Déforestation au Brésil : Carrefour toujours complice, dénonce l’ONG environnementale Mighty Earth

A worker carries salted meat which will be spreaded, dried and then packed at a plant of JBS S.A, the world's largest beef producer, in Santana de Parnaiba, Brazil December 19, 2017. REUTERS/Paulo Whitaker - RC1C012CF820

Récidive. Alors que l’ONG internationale Mighty Earth dénonçait déjà en septembre les liens étroits entre Carrefour et la déforestation au Brésil, le collectif publie un nouveau rapport ce vendredi, montrant que la situation n’a pas beaucoup changé. «Près d’un tiers des produits identifiés provient d’abattoirs s’étant approvisionnés auprès de fermes impliquées dans des pratiques illégales de déforestation et de feux», dénonce l’étude, arguant que les abattoirs dont Carrefour avait annoncé la suspension continuent d’approvisionner des enseignes Atacadão, rachetées par le géant français en 2007.
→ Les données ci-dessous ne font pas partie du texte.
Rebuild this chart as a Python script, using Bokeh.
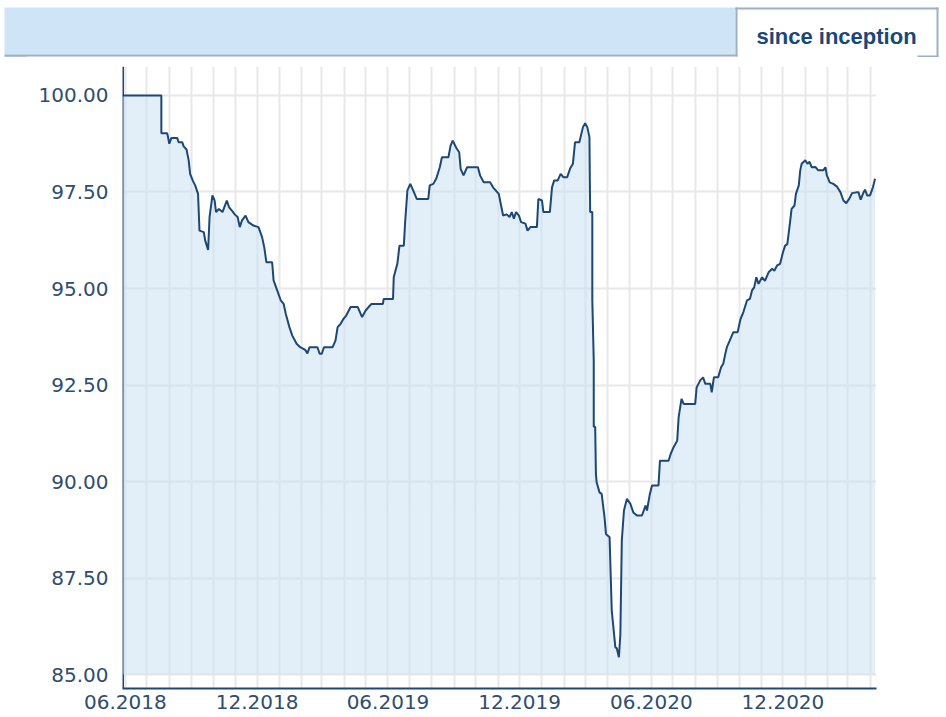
import pandas as pd
from bokeh.plotting import figure
from bokeh.models import (Range1d, FixedTicker, MonthsTicker, DatetimeTickFormatter,
                          NumeralTickFormatter, Span)
from bokeh.layouts import column
from bokeh.embed import file_html
from bokeh.resources import INLINE
from bokeh.core.properties import value

# ---------------- data ----------------
inception = "2018-05-28"          # first day shown
span_days = 1048                  # days covered by the x axis
days = [0, 54, 54, 62, 63, 65, 68, 76, 78, 83, 85, 89, 92, 94, 98, 101, 105, 107, 113, 115,
        119, 121, 125, 128, 130, 134, 139, 145, 148, 152, 156, 160, 163, 166, 171, 175, 182, 189,
        194, 197, 200, 208, 210, 215, 220, 224, 227, 232, 236, 242, 247, 254, 257, 260, 271, 274,
        277, 280, 292, 296, 299, 303, 307, 311, 317, 327, 333, 338, 342, 346, 362, 363, 376, 377,
        382, 385, 391, 393, 396, 400, 404, 409, 425, 427, 432, 436, 441, 444, 453, 456, 459, 464,
        468, 470, 474, 479, 494, 497, 502, 511, 515, 523, 529, 534, 538, 541, 544, 547, 551, 554,
        560, 563, 567, 576, 578, 583, 585, 594, 597, 600, 605, 609, 613, 618, 622, 626, 629, 635,
        640, 643, 646, 649, 650, 653, 653, 655, 655, 657, 658, 659, 663, 666, 670, 672, 677, 680,
        685, 687, 690, 692, 694, 697, 701, 706, 710, 715, 722, 727, 729, 733, 736, 745, 747, 759,
        762, 766, 771, 773, 777, 780, 796, 798, 803, 807, 810, 817, 819, 822, 828, 832, 835, 838,
        840, 844, 849, 855, 859, 863, 868, 872, 875, 878, 881, 884, 889, 893, 898, 903, 906, 910,
        914, 918, 921, 924, 927, 930, 934, 936, 940, 942, 944, 949, 952, 955, 958, 963, 967, 974,
        977, 979, 983, 988, 993, 998, 1002, 1006, 1010, 1014, 1020, 1023, 1026, 1030, 1032, 1035,
        1039, 1043, 1046]
nav = [100.00, 100.00, 99.02, 99.02, 98.95, 98.75, 98.90, 98.90, 98.79, 98.79, 98.68, 98.60,
       98.32, 97.97, 97.78, 97.67, 97.45, 96.50, 96.46, 96.24, 96.00, 96.85, 97.41, 97.28, 96.98,
       97.06, 96.98, 97.28, 97.11, 97.02, 96.92, 96.85, 96.59, 96.76, 96.89, 96.72, 96.63, 96.59,
       96.33, 96.07, 95.68, 95.68, 95.21, 94.95, 94.69, 94.60, 94.34, 94.00, 93.78, 93.57, 93.48,
       93.41, 93.32, 93.48, 93.48, 93.31, 93.31, 93.48, 93.48, 93.65, 94.00, 94.08, 94.21, 94.30,
       94.52, 94.52, 94.26, 94.43, 94.52, 94.60, 94.60, 94.73, 94.73, 95.29, 95.64, 96.11, 96.11,
       96.76, 97.54, 97.71, 97.54, 97.32, 97.32, 97.67, 97.71, 97.84, 98.14, 98.40, 98.40, 98.70,
       98.83, 98.64, 98.53, 98.10, 97.93, 98.14, 98.14, 97.93, 97.75, 97.75, 97.62, 97.45, 96.89,
       96.92, 96.85, 96.98, 96.81, 96.98, 96.89, 96.72, 96.68, 96.50, 96.59, 96.59, 97.32, 97.28,
       96.98, 96.98, 97.62, 97.80, 97.80, 97.97, 97.88, 97.88, 98.10, 98.23, 98.79, 98.79, 99.18,
       99.28, 99.18, 98.92, 96.98, 96.98, 94.69, 93.13, 91.42, 91.42, 90.20, 89.98, 89.72, 89.68,
       89.07, 88.64, 88.56, 86.66, 85.71, 85.68, 85.45, 86.05, 88.47, 89.25, 89.55, 89.42, 89.20,
       89.12, 89.12, 89.38, 89.25, 89.68, 89.90, 89.90, 90.54, 90.54, 90.72, 90.89, 91.06, 91.67,
       92.14, 92.01, 92.01, 92.44, 92.62, 92.70, 92.53, 92.53, 92.31, 92.70, 92.70, 92.96, 93.05,
       93.32, 93.48, 93.65, 93.87, 93.87, 94.21, 94.39, 94.69, 94.73, 94.95, 95.03, 95.29, 95.12,
       95.29, 95.20, 95.42, 95.51, 95.46, 95.60, 95.64, 95.94, 96.11, 96.15, 96.59, 97.06, 97.15,
       97.45, 97.67, 98.06, 98.23, 98.32, 98.23, 98.28, 98.14, 98.15, 98.06, 98.06, 98.14, 97.93,
       97.75, 97.71, 97.64, 97.49, 97.28, 97.21, 97.32, 97.47, 97.49, 97.49, 97.30, 97.49, 97.56,
       97.41, 97.41, 97.62, 97.84]
base = 85.0
y_ticks = [85.0, 87.5, 90.0, 92.5, 95.0, 97.5, 100.0]
y_limits = (84.64, 100.75)
label_months = [5, 11]            # June, December (0-based)
tab_label = "since inception"

# ---------------- styles ----------------
NAVY = "#1c4875"
LABEL = "#2e4d70"
GRID = "#e8e8e8"
FONT = "DejaVu Sans"
BAR = "#cfe5f7"
EDGE = "#9ab0c6"

start = pd.Timestamp(inception)
dates = start + pd.to_timedelta(days, unit="D")
baseline = [base] * len(nav)

# ---------------- header (tab bar); ranges equal page pixels ----------------
h = figure(width=946, height=57, x_range=Range1d(0, 946), y_range=Range1d(57, 0),
           toolbar_location=None, output_backend="svg", min_border=0,
           x_axis_location=None, y_axis_location=None, frame_align=False)
h.grid.visible = False
h.outline_line_color = None
h.background_fill_color = "white"
h.border_fill_color = "white"
h.quad(left=[4], right=[735], top=[7], bottom=[54], fill_color=BAR, line_color=None)
h.quad(left=[4, 4, 735, 735, 936, 917], right=[737, 26, 737, 938, 938, 938],
       top=[54, 56, 7, 7, 7, 55], bottom=[56, 57, 56, 9, 57, 57],
       fill_color=EDGE, line_color=None)
h.text(x=[836], y=[36], text=[tab_label], text_align="center", text_baseline="alphabetic",
       text_font=value("Liberation Sans"), text_font_style="bold", text_font_size="22px",
       text_color="#17487c")

# ---------------- chart ----------------
p = figure(width=946, height=660, x_axis_type="datetime",
           x_range=Range1d(start, start + pd.Timedelta(days=span_days)),
           y_range=Range1d(*y_limits),
           toolbar_location=None, output_backend="svg", frame_align=False,
           min_border_left=122, min_border_right=70, min_border_top=9, min_border_bottom=29)
p.outline_line_color = None
p.background_fill_color = "white"
p.border_fill_color = "white"

p.ygrid.ticker = FixedTicker(ticks=y_ticks)
p.xgrid.ticker = MonthsTicker(months=list(range(12)))
for g in (p.xgrid, p.ygrid):
    g.grid_line_color = GRID
    g.grid_line_width = 2

# y axis line drawn under the area fill
yline = Span(location=start + pd.Timedelta(hours=18), dimension="height", line_color=NAVY,
             line_width=2, level="underlay")
p.add_layout(yline)

p.varea(x=dates, y1=baseline, y2=nav, fill_color="#c5ddf1", fill_alpha=0.5)
p.line(x=dates, y=nav, line_color=NAVY, line_width=2)

p.yaxis.ticker = FixedTicker(ticks=y_ticks)
p.yaxis.formatter = NumeralTickFormatter(format="0.00")
p.yaxis.axis_line_color = None
p.yaxis.major_tick_line_color = None
p.yaxis.minor_tick_line_color = None
p.yaxis.major_tick_out = 0
p.yaxis.major_tick_in = 0
p.yaxis.major_label_standoff = 14

p.xaxis.ticker = MonthsTicker(months=label_months)
p.xaxis.formatter = DatetimeTickFormatter(days="%m.%Y", months="%m.%Y", years="%m.%Y")
p.xaxis.axis_line_color = NAVY
p.xaxis.axis_line_width = 2
p.xaxis.major_tick_line_color = None
p.xaxis.minor_tick_line_color = None
p.xaxis.major_tick_out = 0
p.xaxis.major_tick_in = 0
p.xaxis.major_label_standoff = 6

for ax in (p.xaxis, p.yaxis):
    ax.major_label_text_font = FONT
    ax.major_label_text_font_size = "20px"
    ax.major_label_text_color = LABEL

layout = column(h, p, spacing=0)
open("out.html", "w").write(file_html(layout, INLINE))
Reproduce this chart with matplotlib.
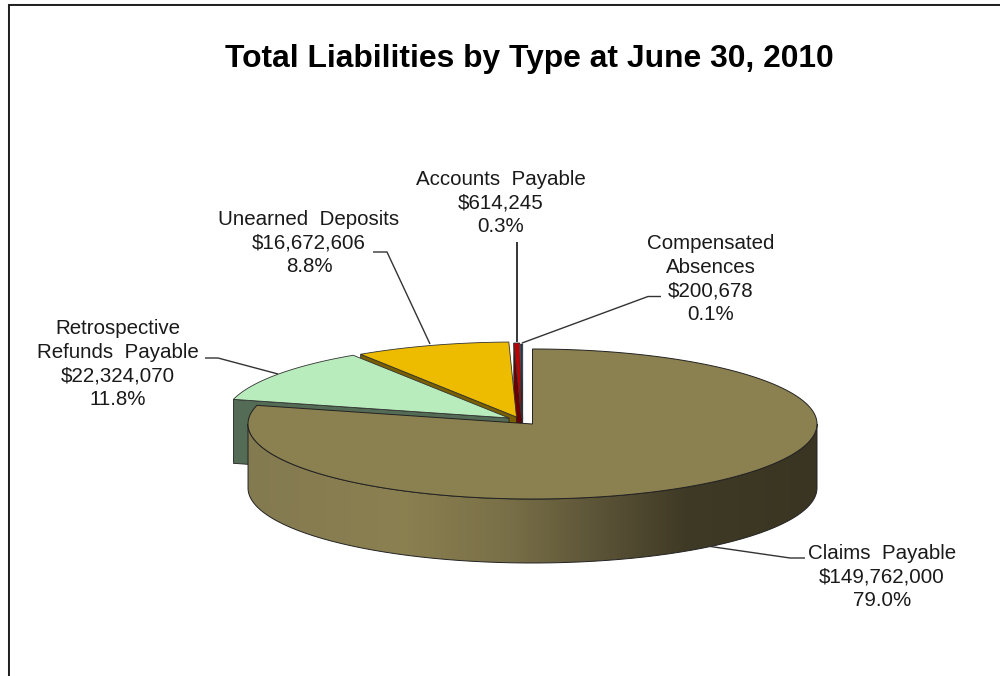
import numpy as np
import matplotlib
matplotlib.use("Agg")
import matplotlib.pyplot as plt
from matplotlib.colors import LinearSegmentedColormap
from matplotlib.patches import PathPatch, Polygon
from matplotlib.path import Path

plt.rcParams["font.family"] = ["Liberation Sans", "DejaVu Sans"]

# Liabilities in dollars, clockwise from twelve o'clock
categories = ["Claims  Payable", "Retrospective\nRefunds  Payable", "Unearned  Deposits",
              "Accounts  Payable", "Compensated\nAbsences"]
amounts = [149762000, 22324070, 16672606, 614245, 200678]
percent_labels = ["79.0%", "11.8%", "8.8%", "0.3%", "0.1%"]
amount_labels = ["$149,762,000", "$22,324,070", "$16,672,606", "$614,245", "$200,678"]

top_colors = ["#8B8050", "#B9ECBC", "#EDBC00", "#C00000", "#1F3864"]
side_colors = [None, "#546B55", "#7A5F00", "#6A0000", "#101C33"]

# Apex of each slice after the exploded offset, in pixel-like axes units
apexes = [(532.5, 424), (509, 418), (516.5, 417), (521.5, 418), (522.7, 419)]
RX, RY, DEPTH = 284.5, 75, 64

label_centers = [(882, 577), (118, 364), (309, 243), (501, 203), (711, 279)]
leaders = [
    [(707, 546), (790, 558), (805, 558)],
    [(278, 374), (218, 358), (205, 358)],
    [(430, 344), (387, 252), (373, 252)],
    [(522, 343), (648, 296.5), (661, 296.5)],
]
accounts_leader = [(516.5, 242), (516.5, 342)]

fig = plt.figure(figsize=(10, 6.76), dpi=100)
ax = fig.add_axes([0, 0, 1, 1])
ax.set_xlim(0, 1000)
ax.set_ylim(676, 0)
ax.axis("off")


def rim(apex, t0, t1, drop=0.0, n=200):
    """Points on the elliptical rim between two clockwise angles in degrees."""
    t = np.radians(np.linspace(t0, t1, n))
    return np.column_stack((apex[0] + RX * np.sin(t), apex[1] - RY * np.cos(t) + drop))


edges = np.cumsum([0] + amounts) / sum(amounts) * 360.0

# Back slices: radial side faces first, then top faces, green over the rest
for order, i in enumerate([4, 3, 2, 1]):
    a, t0, t1 = apexes[i], edges[i], edges[i + 1]
    corner = rim(a, t0, t0, n=1)[0]
    side = [corner, a, (a[0], a[1] + DEPTH), (corner[0], corner[1] + DEPTH)]
    ax.add_patch(Polygon(side, closed=True, fc=side_colors[i], ec="#222222", lw=0.6,
                         zorder=2 + order * 0.01))
for order, i in enumerate([4, 3, 2, 1]):
    a, t0, t1 = apexes[i], edges[i], edges[i + 1]
    pts = np.vstack(([a], rim(a, t0, t1)))
    ax.add_patch(Polygon(pts, closed=True, fc=top_colors[i], ec="#333333", lw=0.6,
                         zorder=3 + order * 0.01))

# Front wall of the claims slice with its horizontal shading
a = apexes[0]
upper = rim(a, 90, 270)
lower = rim(a, 270, 90, drop=DEPTH)
wall = Path(np.vstack((upper, lower, upper[:1])), closed=False)
shade = LinearSegmentedColormap.from_list(
    "wall",
    [(0.0, "#847A50"), (0.27, "#8B8050"), (0.45, "#7A7048"), (0.62, "#5B5337"),
     (0.77, "#3F3A25"), (1.0, "#3A3522")],
)
img = ax.imshow(np.linspace(0, 1, 512)[None, :], cmap=shade, aspect="auto",
                extent=(a[0] - RX, a[0] + RX, 600, 400), zorder=4)
img.set_clip_path(PathPatch(wall, transform=ax.transData))
ax.add_patch(PathPatch(wall, fc="none", ec="#222222", lw=0.7, zorder=4.1))
ax.set_xlim(0, 1000)
ax.set_ylim(676, 0)

# Top face of the claims slice
pts = np.vstack(([a], rim(a, edges[0], edges[1], n=500)))
ax.add_patch(Polygon(pts, closed=True, fc=top_colors[0], ec="#222222", lw=0.7, zorder=5))

# Leader lines
for path in leaders:
    xs, ys = zip(*path)
    ax.plot(xs, ys, color="#333333", lw=1.0, zorder=6, solid_capstyle="butt")
xs, ys = zip(*accounts_leader)
ax.plot(xs, ys, color="black", lw=1.1, zorder=6.1, solid_capstyle="butt")

# Slice labels
for name, amount, pct, (x, y) in zip(categories, amount_labels, percent_labels, label_centers):
    ax.text(x, y, f"{name}\n{amount}\n{pct}", ha="center", va="center", linespacing=1.31,
            fontsize=14.8, color="#1A1A1A", zorder=7)

ax.text(529, 59.5, "Total Liabilities by Type at June 30, 2010", ha="center", va="center",
        fontsize=22.9, fontweight="bold", color="black")

# Slide frame running off the right and bottom edges
ax.plot([7.5, 7.5], [676, 3.5], color="#AAAAAA", lw=0.8)
ax.plot([7.5, 1000], [3.5, 3.5], color="#AAAAAA", lw=0.8)
ax.plot([9, 9, 1000], [676, 5, 5], color="#111111", lw=1.3, solid_joinstyle="miter")

fig.savefig("out.png", dpi=100)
Le premier rapport publié par Mighty Earth il y a quelques mois comportait l’analyse de 102 produits répertoriés dans six magasins Carrefour, répartis dans six villes différentes du Brésil. Résultat : 72 % des produits identifiés provenaient d’abattoirs JBS, multinationale brésilienne numéro 1 du marché de la viande de bœuf, impliquée dans la déforestation de territoires autochtones. A la suite de cette publication, Carrefour a annoncé publiquement avoir suspendu de sa chaîne d’approvisionnement deux abattoirs de la région brésilienne du Rondônia, présentant un risque de déforestation. Le groupe a également promis la mise en place d’une politique de lutte contre ce phénomène.

85 produits d’abattoirs incriminés
Quelques semaines plus tard, Mighty Earth a voulu vérifier si Carrefour avait tenu ses promesses. Pour ce faire, l’ONG a analysé 310 produits carnés commercialisés dans dix magasins du groupe, répartis dans sept villes du pays, soit trois fois plus de produits qu’au cours de l’enquête précédente. Ainsi, l’étude montre que Carrefour n’a pas appliqué les suspensions promises à l’ensemble de ses magasins : 85 produits carnés proviennent des dix abattoirs JBS incriminés par les études de Mighty Earth et 12 articles proviennent encore des deux abattoirs du Rondônia, pourtant supposément suspendus.

Pour Carrefour, ces résultats sont le fruit d’un «dysfonctionnement». Cette erreur serait, selon le groupe, liée à la récente acquisition des magasins BIG, troisième acteur de la distribution alimentaire au Brésil, et de «leur intégration progressive au processus de commande». «Nous étudions si d’autres magasins peuvent être concernés et si d’autres processus peuvent expliquer cette situation, comme certains approvisionnements réalisés localement auprès d’entrepôts de JBS», affirme encore Carrefour. Reste que Mighty Earth demande au géant français de l’agroalimentaire de retirer immédiatement JBS de ses fournisseurs en viande bovine, avec effet immédiat, et pour l’ensemble du groupe.

L’Amazonie proche de se transformer en savane
L’Amérique latine et le Brésil sont devenus la locomotive financière du groupe Carrefour, avec un chiffre d’affaires régional en forte hausse. Dans le détail, l’enseigne Atacadão représente, en 2022, 72 % des ventes de Carrefour au Brésil. Ces grands magasins-entrepôts, qui vendent des produits amoncelés sur des palettes ou dans des cartons, sont plébiscités aussi bien par les familles modestes que par la classe moyenne. Le modèle fonctionne tellement bien que Carrefour prévoit d’importer l’enseigne Atacadão en France. Un premier magasin devrait même être inauguré en Île-de-France dès septembre 2023.

La déforestation de l’Amazonie brésilienne s’accélère et a atteint des records historiques sous l’ère Bolsonaro. Depuis son arrivée au pouvoir en janvier 2019, on estime que la déforestation moyenne annuelle a augmenté de 75 % par rapport à la décennie précédente. L’Amazonie s’approche inexorablement de son point de bascule, soit sa transformation en savane. Un tel évènement relâcherait à terme dans l’atmosphère 90 milliards de tonnes de CO2, soit deux fois les émissions annuelles mondiales. La plus grande forêt équatoriale de la planète est d’ores et déjà passée de «puits de carbone» à source de carbone nette, relâchant sur les dix dernières années 20 % de plus de CO2 qu’elle n’en a absorbé.